Using CPUs and GPUs for HPC codes has been widely studied [13, 17, 18]. Since OpenMP 4.0, it is possible to use GPU offloading in OpenMP codes. Valero-Lara et al. [19] used OpenMP 4.5 to implement a heterogeneous version of the TRSM level-3 BLAS routine and achieved good performance on one node of Oak Ridge National Laboratory’s Summit supercomputer. One important reference for heterogeneous linear algebra codes is the MAGMA [20] library. MAGMA, offers multiple heterogeneous implementations for several LAPACK routines. Unfortunately, there is not an implementation for our test case.

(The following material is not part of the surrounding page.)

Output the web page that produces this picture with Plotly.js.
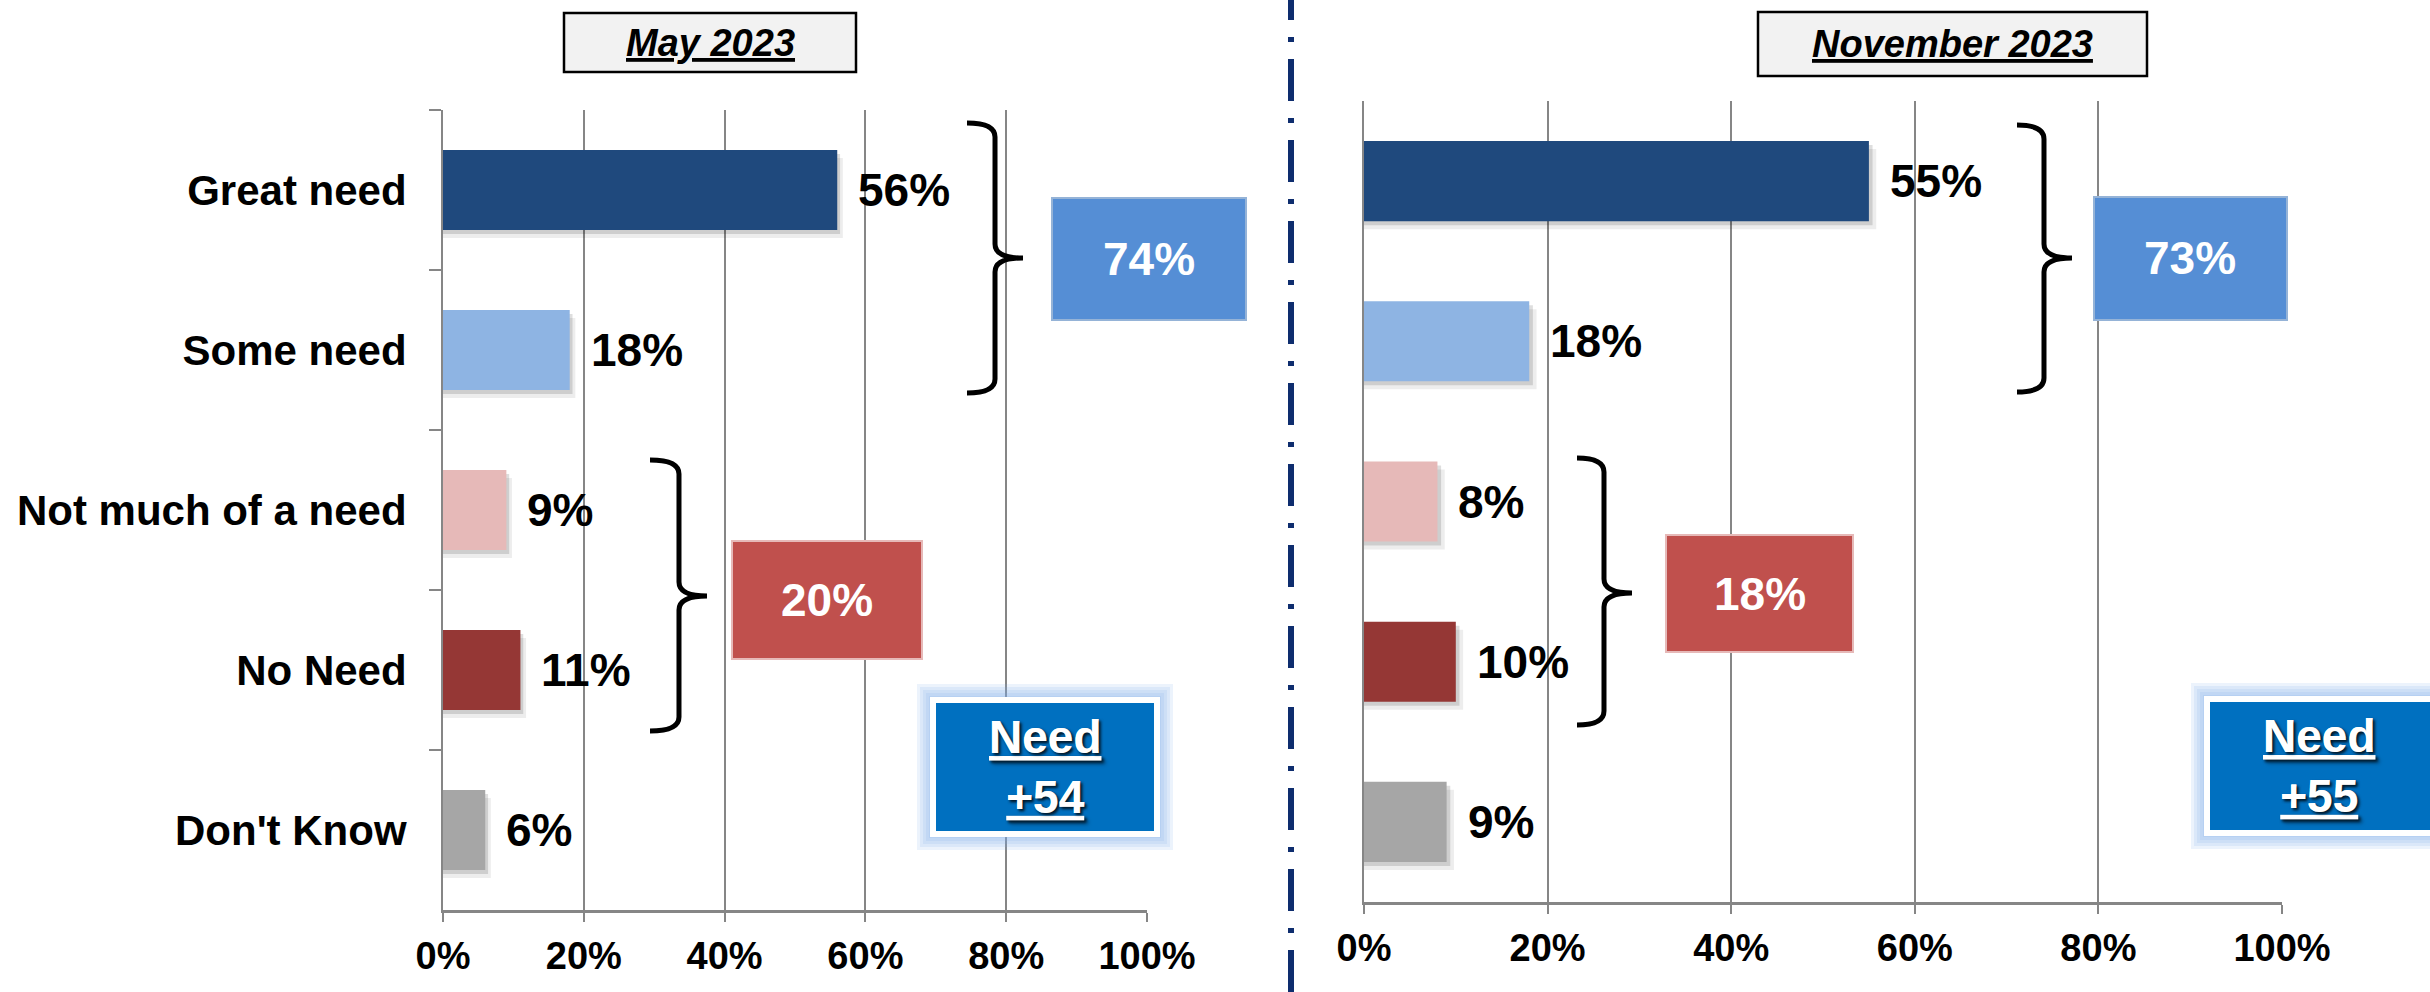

In contrast, our work focuses on the potential benefits of using IRIS for performance portability on heterogeneous HPC architectures. To the best of our knowledge, this is the first time that a portable and heterogeneous LU factorization code (i.e., IRIS) has been implemented and analyzed.

7 Final Remarks and Future Directions

The difference in current and upcoming heterogeneous systems hinders implementation of HPC codes. By using IRIS, we not only make this effort more affordable, but we can also implement portable and heterogeneous HPC codes by separating the algorithm design from the implementation. First, we described our algorithm using tasks + dependencies. After that, we had to decide which code to use in each of the tasks. A specific and different setting must be used depending on the target platform. In this paper, we were able to optimize one of the most important HPC algorithms, the LU factorization, on two different heterogeneous platforms with minimal modifications to the code.

However, a more thorough and computationally expensive study is required to evaluate which code/implementation should be used in each of the tasks. In the future, we plan to implement alternatives that enable one to compute the setting in an automatic and computationally cheaper manner. We also want to extend this effort to other HPC applications and heterogeneous systems.